Leave the pictures out. Retype exactly the lines below from the one containing "Convert this chart to matplotlib code." through the one containing "plt.rcParams['axes.unicode_minus'] = False", and no others.

▶ [Supplied data]
+ + + + +

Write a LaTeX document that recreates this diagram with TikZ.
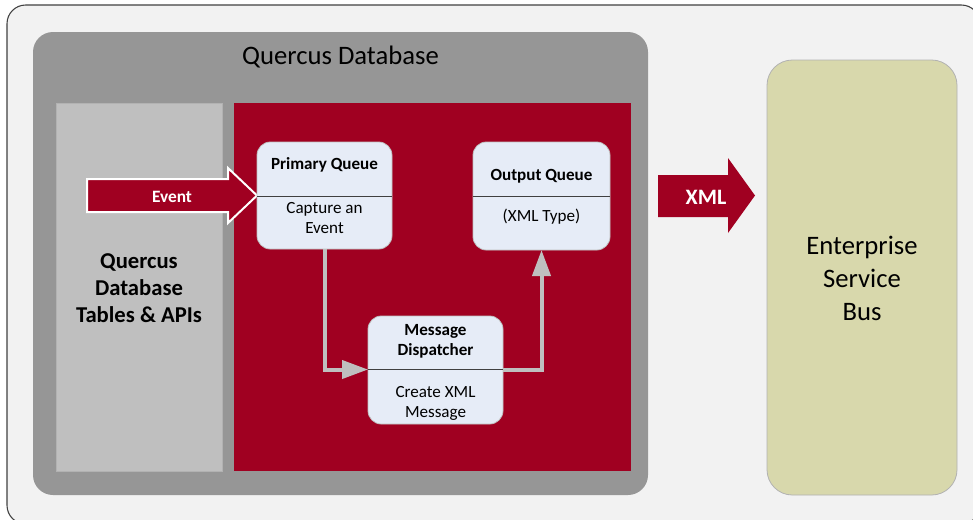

+ + + + +

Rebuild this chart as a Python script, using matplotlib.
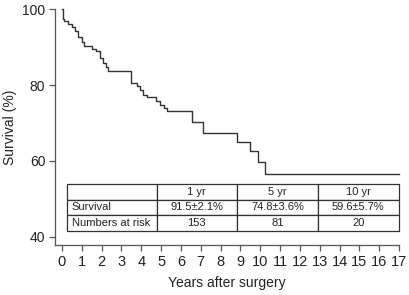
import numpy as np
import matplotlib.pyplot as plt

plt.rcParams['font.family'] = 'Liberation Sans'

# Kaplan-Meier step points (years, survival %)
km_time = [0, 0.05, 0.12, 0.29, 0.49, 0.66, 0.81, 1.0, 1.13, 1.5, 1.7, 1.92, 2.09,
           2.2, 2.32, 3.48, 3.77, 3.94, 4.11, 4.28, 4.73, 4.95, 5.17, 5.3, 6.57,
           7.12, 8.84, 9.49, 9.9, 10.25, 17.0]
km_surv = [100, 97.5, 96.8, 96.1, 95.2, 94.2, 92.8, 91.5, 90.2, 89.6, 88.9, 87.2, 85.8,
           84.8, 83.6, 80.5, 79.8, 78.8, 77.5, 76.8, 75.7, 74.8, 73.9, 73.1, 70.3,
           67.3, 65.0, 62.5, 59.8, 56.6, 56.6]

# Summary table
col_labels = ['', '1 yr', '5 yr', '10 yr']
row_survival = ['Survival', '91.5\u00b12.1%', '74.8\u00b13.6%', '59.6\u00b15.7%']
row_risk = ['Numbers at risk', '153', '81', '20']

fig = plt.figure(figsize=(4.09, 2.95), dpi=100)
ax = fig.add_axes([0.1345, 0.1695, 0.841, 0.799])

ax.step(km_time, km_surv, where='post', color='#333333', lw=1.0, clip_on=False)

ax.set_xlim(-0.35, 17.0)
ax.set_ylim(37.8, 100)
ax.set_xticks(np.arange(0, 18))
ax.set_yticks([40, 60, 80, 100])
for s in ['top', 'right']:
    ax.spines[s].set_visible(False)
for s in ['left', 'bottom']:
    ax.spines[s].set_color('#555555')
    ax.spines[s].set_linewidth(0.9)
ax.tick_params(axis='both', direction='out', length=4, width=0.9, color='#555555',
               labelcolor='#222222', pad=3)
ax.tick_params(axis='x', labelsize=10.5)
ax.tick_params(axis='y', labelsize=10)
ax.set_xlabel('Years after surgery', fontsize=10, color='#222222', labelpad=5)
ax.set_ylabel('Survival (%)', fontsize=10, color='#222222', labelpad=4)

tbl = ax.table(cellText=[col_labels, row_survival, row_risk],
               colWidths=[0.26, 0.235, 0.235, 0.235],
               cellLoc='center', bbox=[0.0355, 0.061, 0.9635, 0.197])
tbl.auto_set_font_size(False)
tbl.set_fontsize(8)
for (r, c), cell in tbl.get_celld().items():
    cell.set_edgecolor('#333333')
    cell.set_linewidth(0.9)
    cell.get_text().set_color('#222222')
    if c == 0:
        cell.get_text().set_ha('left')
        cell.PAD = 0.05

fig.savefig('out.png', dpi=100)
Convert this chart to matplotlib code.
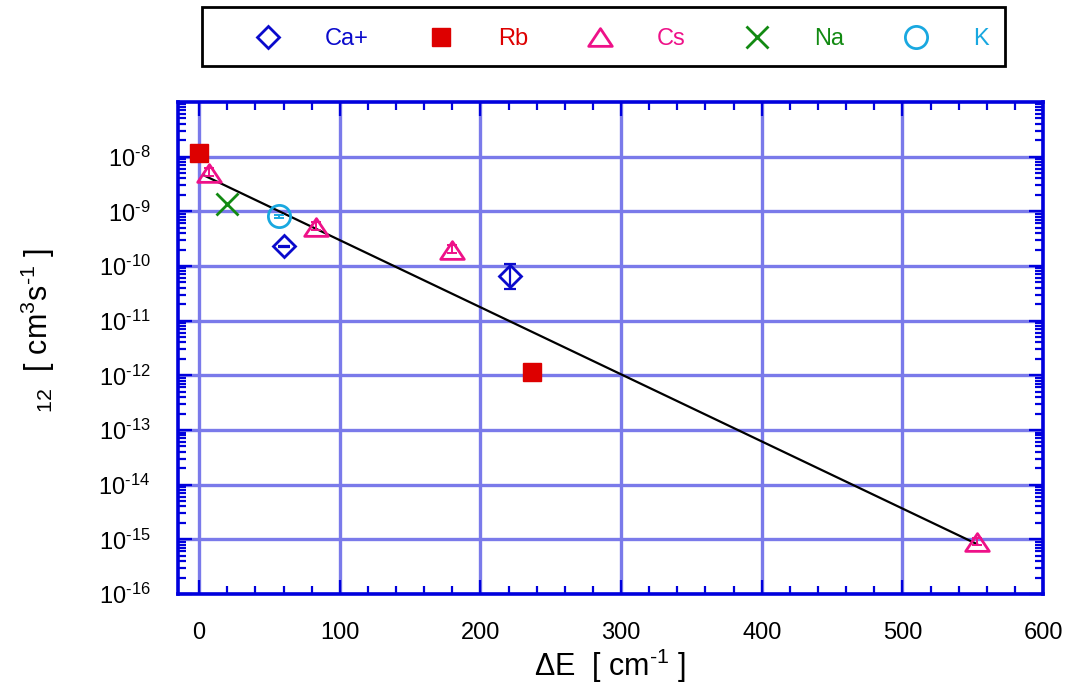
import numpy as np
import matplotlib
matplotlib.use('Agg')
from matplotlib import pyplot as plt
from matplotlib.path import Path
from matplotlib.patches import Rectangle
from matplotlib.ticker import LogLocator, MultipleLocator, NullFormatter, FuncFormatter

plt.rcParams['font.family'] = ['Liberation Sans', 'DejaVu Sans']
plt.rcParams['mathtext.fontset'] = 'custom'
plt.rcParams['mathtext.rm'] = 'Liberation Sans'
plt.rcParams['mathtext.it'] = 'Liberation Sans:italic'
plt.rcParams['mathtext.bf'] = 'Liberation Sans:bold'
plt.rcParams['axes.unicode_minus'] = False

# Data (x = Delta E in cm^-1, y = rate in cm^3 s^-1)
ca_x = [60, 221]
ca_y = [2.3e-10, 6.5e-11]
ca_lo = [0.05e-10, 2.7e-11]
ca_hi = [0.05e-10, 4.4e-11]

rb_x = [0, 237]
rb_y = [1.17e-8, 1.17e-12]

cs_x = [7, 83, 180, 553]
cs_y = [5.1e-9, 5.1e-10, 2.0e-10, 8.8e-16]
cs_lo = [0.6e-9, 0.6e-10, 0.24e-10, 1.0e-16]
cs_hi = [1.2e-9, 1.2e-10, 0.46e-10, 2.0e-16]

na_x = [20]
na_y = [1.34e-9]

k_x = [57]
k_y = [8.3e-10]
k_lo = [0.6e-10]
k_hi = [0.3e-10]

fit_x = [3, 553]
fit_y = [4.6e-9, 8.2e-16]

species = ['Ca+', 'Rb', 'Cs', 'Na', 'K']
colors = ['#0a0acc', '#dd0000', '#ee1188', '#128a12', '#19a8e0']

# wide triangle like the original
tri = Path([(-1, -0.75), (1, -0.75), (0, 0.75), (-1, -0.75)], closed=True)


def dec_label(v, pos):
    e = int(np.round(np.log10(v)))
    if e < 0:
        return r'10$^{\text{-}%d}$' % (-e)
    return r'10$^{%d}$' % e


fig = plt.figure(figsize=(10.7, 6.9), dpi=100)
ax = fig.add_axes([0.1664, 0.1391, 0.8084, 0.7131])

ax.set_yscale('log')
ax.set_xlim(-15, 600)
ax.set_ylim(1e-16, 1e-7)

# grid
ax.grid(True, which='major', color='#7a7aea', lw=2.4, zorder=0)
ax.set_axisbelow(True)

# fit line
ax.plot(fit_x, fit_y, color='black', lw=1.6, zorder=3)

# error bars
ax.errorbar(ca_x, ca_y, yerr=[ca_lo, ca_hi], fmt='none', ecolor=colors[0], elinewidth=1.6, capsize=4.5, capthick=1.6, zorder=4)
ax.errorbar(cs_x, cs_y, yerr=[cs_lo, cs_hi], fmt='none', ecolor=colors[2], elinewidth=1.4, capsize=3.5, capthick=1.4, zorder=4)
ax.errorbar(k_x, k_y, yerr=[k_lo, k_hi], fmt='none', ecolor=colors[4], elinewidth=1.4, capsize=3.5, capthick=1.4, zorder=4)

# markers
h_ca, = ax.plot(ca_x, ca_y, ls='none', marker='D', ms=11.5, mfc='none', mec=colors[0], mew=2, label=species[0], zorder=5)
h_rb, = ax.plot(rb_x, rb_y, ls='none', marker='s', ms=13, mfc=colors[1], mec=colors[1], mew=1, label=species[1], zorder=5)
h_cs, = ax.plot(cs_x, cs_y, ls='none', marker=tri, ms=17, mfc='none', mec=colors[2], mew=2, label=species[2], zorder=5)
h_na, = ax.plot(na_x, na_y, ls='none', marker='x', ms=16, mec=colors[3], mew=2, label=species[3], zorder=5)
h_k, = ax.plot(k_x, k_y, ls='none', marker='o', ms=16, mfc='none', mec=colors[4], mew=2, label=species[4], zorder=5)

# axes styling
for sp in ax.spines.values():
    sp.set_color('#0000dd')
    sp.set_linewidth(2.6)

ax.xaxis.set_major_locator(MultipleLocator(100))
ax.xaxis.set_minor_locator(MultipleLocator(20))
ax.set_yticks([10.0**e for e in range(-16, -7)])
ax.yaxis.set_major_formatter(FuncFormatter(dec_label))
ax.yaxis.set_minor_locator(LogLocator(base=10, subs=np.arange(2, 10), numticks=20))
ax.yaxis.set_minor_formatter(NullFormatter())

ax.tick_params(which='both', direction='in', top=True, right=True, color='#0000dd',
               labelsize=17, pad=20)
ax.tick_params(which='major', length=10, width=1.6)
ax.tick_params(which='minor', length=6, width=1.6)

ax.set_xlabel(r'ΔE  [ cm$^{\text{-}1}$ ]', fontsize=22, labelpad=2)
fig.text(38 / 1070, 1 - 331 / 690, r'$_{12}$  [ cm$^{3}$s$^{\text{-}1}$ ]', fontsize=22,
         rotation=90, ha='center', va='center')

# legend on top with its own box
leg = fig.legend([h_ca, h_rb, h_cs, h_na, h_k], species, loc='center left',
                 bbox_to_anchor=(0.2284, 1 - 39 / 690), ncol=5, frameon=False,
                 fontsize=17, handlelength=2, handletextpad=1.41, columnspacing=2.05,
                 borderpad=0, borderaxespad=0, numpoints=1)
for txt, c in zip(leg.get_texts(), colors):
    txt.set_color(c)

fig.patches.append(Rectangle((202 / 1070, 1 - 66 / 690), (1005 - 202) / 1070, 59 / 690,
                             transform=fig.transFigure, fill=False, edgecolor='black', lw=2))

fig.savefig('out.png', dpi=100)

+ + + + +

▶ [The solution]
Convert this chart to matplotlib code.
import numpy as np
import matplotlib
matplotlib.use('Agg')
from matplotlib import pyplot as plt
from matplotlib.path import Path
from matplotlib.patches import Rectangle
from matplotlib.ticker import LogLocator, MultipleLocator, NullFormatter, FuncFormatter

plt.rcParams['font.family'] = ['Liberation Sans', 'DejaVu Sans']
plt.rcParams['mathtext.fontset'] = 'custom'
plt.rcParams['mathtext.rm'] = 'Liberation Sans'
plt.rcParams['mathtext.it'] = 'Liberation Sans:italic'
plt.rcParams['mathtext.bf'] = 'Liberation Sans:bold'
plt.rcParams['axes.unicode_minus'] = False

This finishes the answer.